This is where the fun part beggings. We will explore 7 different experiments. Each one tries to get a better F1 validation score than the last one.

At the end we will choose our three top performing models and make and esamble.

## Experiment 1: Dummy Baseline
Let's train a logistic regression learner using ONLY the **keyword** column. The purpuse of this model is to build a reference or baseline model. Any other more complex model should be better than this.

In [None]:
# create a list to append the steps of the preprossesing pipeline
steps_baseline = list()
steps_baseline.append(('encoder', OneHotEncoder(handle_unknown='ignore')))
steps_baseline.append(('model', LogisticRegression(solver='liblinear')))

# create the pipeline
pipeline_baseline = Pipeline(steps=steps_baseline)

# get model cross-validated scores.
# using the cross-validation strategy defined
# at the beggining of the notebook
scores = get_model_scores(X=train[['keyword']],
                          y=train['target'],
                          pipeline=pipeline_baseline,
                          cv=CV)

# plot the learning curve
plot_learning_curve(pipeline_baseline,
                    X=train[['keyword']],
                    y=train['target'],
                    cv=CV,
                    title="Learning Curve - Baseline Model")

print_score_summary(scores)

We got a nice intial result. Using just the column **keyword** we got a better than random! An **F1 score of: 0.672**

Let's see if we can get a better result by using the **text** column and TF-IDF vectorization.

## Experiment 2: Logistic Regression and TF-IDF

TF is term frequencies and IDF is inverse document frequency.

In [None]:
# create a list to append the steps of the preprossesing pipeline
steps_tfidf = list()
vectorizer = TfidfVectorizer(tokenizer=word_tokenize, token_pattern=None)
steps_tfidf.append(('tf-idf', vectorizer))
steps_tfidf.append(('model', LogisticRegression(solver='liblinear')))

# create the pipeline
pipeline_tfidf = Pipeline(steps=steps_tfidf)

# get model cross-validated scores.
# using the cross-validation strategy defined
# at the beggining of the notebook
scores = get_model_scores(X=train.text,
                          y=train['target'],
                          pipeline=pipeline_tfidf,
                          cv=CV)

# plot the learning curve
plot_learning_curve(pipeline_tfidf,
                    X=train.text,
                    y=train['target'],
                    cv=CV,
                    title="Learning Curve - Logistic Regression with TF-IDF")

print_score_summary(scores)

Nice! We got a decent result for every fold. An average **F1 score of 0.753**. And an improvement from our previuos dummy model. Looks like we are on the right track!

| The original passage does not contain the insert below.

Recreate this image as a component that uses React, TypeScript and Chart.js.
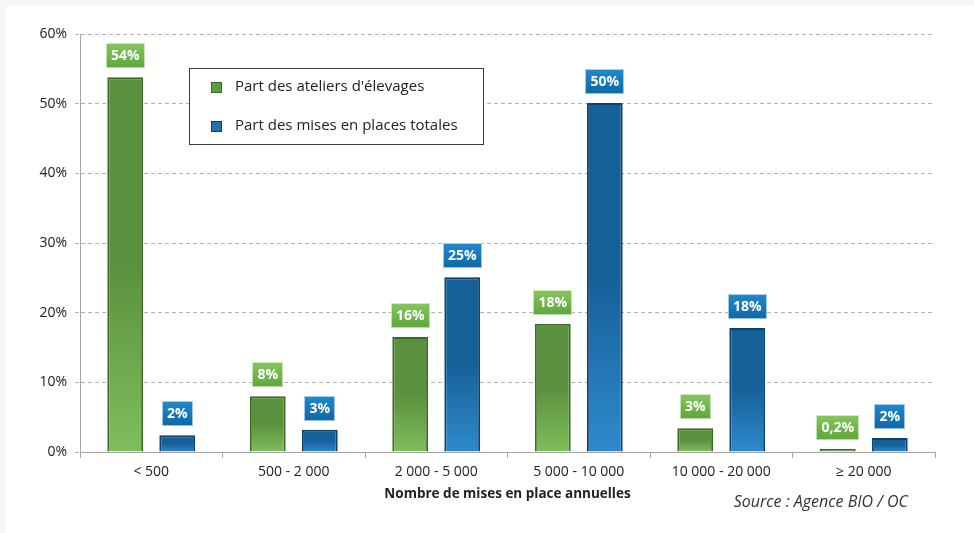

For the next experiment let's try CountVectorizer instead TF-IDF.

## Experiment 3: LogisticRegression + CountVectorizer
CountVectorizer will transform the text data into numerical features. Each word in the tweets will be transform to a number. This number will be the amount of times it appears in a single tweet.

Using this simple method we are assuming that words contained in each tweet is a good indicator weather the tweet is about a disaster or not.

In [None]:
# create a list to append the steps of the preprossesing pipeline
steps_countvec = list()
vectorizer = CountVectorizer(tokenizer=word_tokenize, token_pattern=None)
steps_countvec.append(('count-vectorizer', vectorizer))
steps_countvec.append(('model', LogisticRegression(solver='liblinear')))

# create the pipeline
pipeline_countvec = Pipeline(steps=steps_countvec)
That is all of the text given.